>> ioctl(fd, I_xyz, data) for various I_xyz ioctls. (Many of these just
>> need to do nothing and return 0 instead of failing with -ENOSYS.)
>
> Just overload the ioctl symbol
Albert D. Cahalan wrote:
> That stinks. While nobody expects STREAMS to be really fast,
> they shouldn't add severe overhead to libc. That includes the
> non-STREAMS part of an application that uses STREAMS.
>
> Your suggestions have a time cost in userspace. The kernel already
> handles devices and ioctls, so a few more is no overhead.
Albert, I see your point of view except I disagree with "severe". From
a technical viewpoint, let me explain why the overhead is negligible:
- The wrapper overhead is _tiny_ and you can still leave
room for a kernel implementation in future. You don't have to
strcmp against "/dev/tcp" etc. unless an open call fails:
int open (const char * name, int flags, int mode)
{
int ret = __open (name, flags, mode);
if (ret != -1 || errno != ENOENT)
return ret;
if (!strcmp (name, "/dev/tcp"))
// Blah blah
// more blah
return ret;
}
open() is not that common a call compared with, say, read() or
write().
- Even that overhead can be _totally eliminated_ in the case of normal
opens that succeed or fail with other than ENOENT.
Either put this in the glibc __open call, and catch the error case
directly, or use the _syscall3 macro. In glibc, whatever code sits in
the error case doesn't impose any overhead in the normal case.

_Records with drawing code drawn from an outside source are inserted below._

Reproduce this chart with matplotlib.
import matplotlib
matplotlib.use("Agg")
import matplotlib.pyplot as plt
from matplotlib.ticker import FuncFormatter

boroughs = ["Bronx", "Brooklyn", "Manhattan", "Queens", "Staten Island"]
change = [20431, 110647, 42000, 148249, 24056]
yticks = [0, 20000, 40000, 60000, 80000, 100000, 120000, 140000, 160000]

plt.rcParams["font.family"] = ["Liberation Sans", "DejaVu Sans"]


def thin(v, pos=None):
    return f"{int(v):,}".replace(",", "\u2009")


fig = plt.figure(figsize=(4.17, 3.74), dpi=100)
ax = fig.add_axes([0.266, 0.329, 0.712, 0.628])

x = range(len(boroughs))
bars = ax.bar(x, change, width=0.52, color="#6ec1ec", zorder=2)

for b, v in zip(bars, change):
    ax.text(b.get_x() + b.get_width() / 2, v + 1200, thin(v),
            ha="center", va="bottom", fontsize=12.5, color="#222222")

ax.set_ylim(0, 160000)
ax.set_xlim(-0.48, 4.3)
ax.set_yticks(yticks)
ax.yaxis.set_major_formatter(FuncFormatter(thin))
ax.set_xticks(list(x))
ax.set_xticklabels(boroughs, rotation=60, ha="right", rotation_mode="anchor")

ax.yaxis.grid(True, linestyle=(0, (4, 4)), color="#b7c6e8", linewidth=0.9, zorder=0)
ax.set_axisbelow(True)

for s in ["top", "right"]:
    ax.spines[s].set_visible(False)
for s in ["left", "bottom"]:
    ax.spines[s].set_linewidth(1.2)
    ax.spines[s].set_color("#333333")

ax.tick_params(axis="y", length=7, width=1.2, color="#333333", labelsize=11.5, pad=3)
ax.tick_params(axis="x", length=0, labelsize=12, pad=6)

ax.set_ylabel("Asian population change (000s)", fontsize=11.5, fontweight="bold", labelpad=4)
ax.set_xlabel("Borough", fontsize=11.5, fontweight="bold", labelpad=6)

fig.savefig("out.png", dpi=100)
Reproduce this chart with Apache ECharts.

- The ioctls can be done in a similar way, again with *no overhead* in
the normal case. Imagine the following code but arranged the way glibc
handles error cases:
int ioctl (int fd, int request, void * arg)
{
int ret = __ioctl (fd, request, arg);
if (ret != -1 || errno != EINVAL)
return ret;
if (fd < 0 || fd >= __streams_fd_table_size
|| !__streams_fd_table [fd])
return ret;
// Handle STREAMS ioctl.
}
I'm not advocating any approach here, just thought I'd point out how it
might be done reasonably efficiently in user space.